In deze beschikking van de kinderrechter van de Rechtbank Den Haag, gedateerd 19 augustus 2024, wordt een machtiging tot uithuisplaatsing verleend voor een minderjarige, geboren in 2007, in het kader van jeugdzorg. De zaak betreft de Stichting Jeugdbescherming West Zuid-Holland als gecertificeerde instelling, die het verzoek indient voor de uithuisplaatsing van de minderjarige, hierna aangeduid als [minderjarige]. De ouders van [minderjarige], de moeder en de vader, zijn betrokken als belanghebbenden. De kinderrechter heeft de ouders gescheiden gehoord en de minderjarige is ook gehoord tijdens de mondelinge behandeling, die op 19 augustus 2024 heeft plaatsgevonden.
De kinderrechter heeft vastgesteld dat de minderjarige sinds oktober 2023 uit huis is geplaatst vanwege zorgen over haar ontwikkeling en veiligheid.
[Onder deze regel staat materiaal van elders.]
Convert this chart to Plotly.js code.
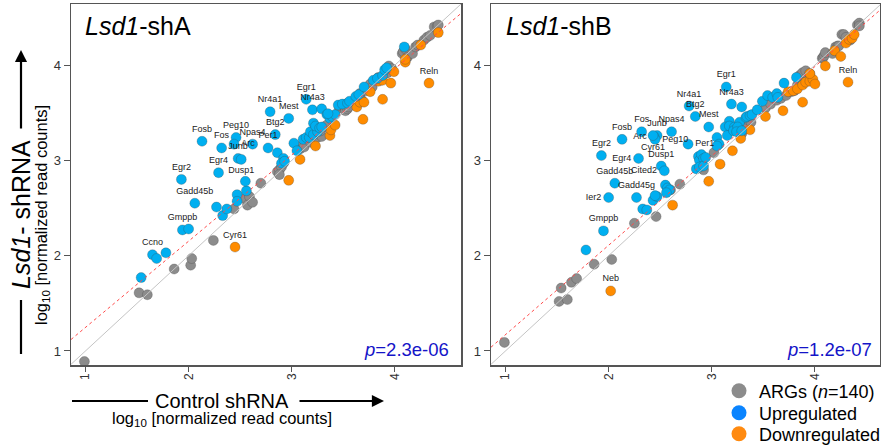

Er zijn verschillende stappen gezet in de zorg voor [minderjarige], maar een terugkeer naar huis is momenteel niet haalbaar. De verstandhouding tussen de moeder en [minderjarige] is verstoord, en er zijn twijfels over de mogelijkheid van de moeder om de juiste zorg en sturing te bieden. De kinderrechter oordeelt dat de uithuisplaatsing noodzakelijk is voor de verzorging en opvoeding van [minderjarige].
De kinderrechter verleent de machtiging tot uithuisplaatsing in een accommodatie van een jeugdhulpaanbieder, met ingang van 9 augustus 2024 tot 9 januari 2025, en verklaart de beschikking uitvoerbaar bij voorraad. De beslissing is openbaar uitgesproken en de schriftelijke uitwerking is vastgesteld op 5 september 2024. Hoger beroep kan worden ingesteld door de verzoeker en andere belanghebbenden binnen de gestelde termijnen.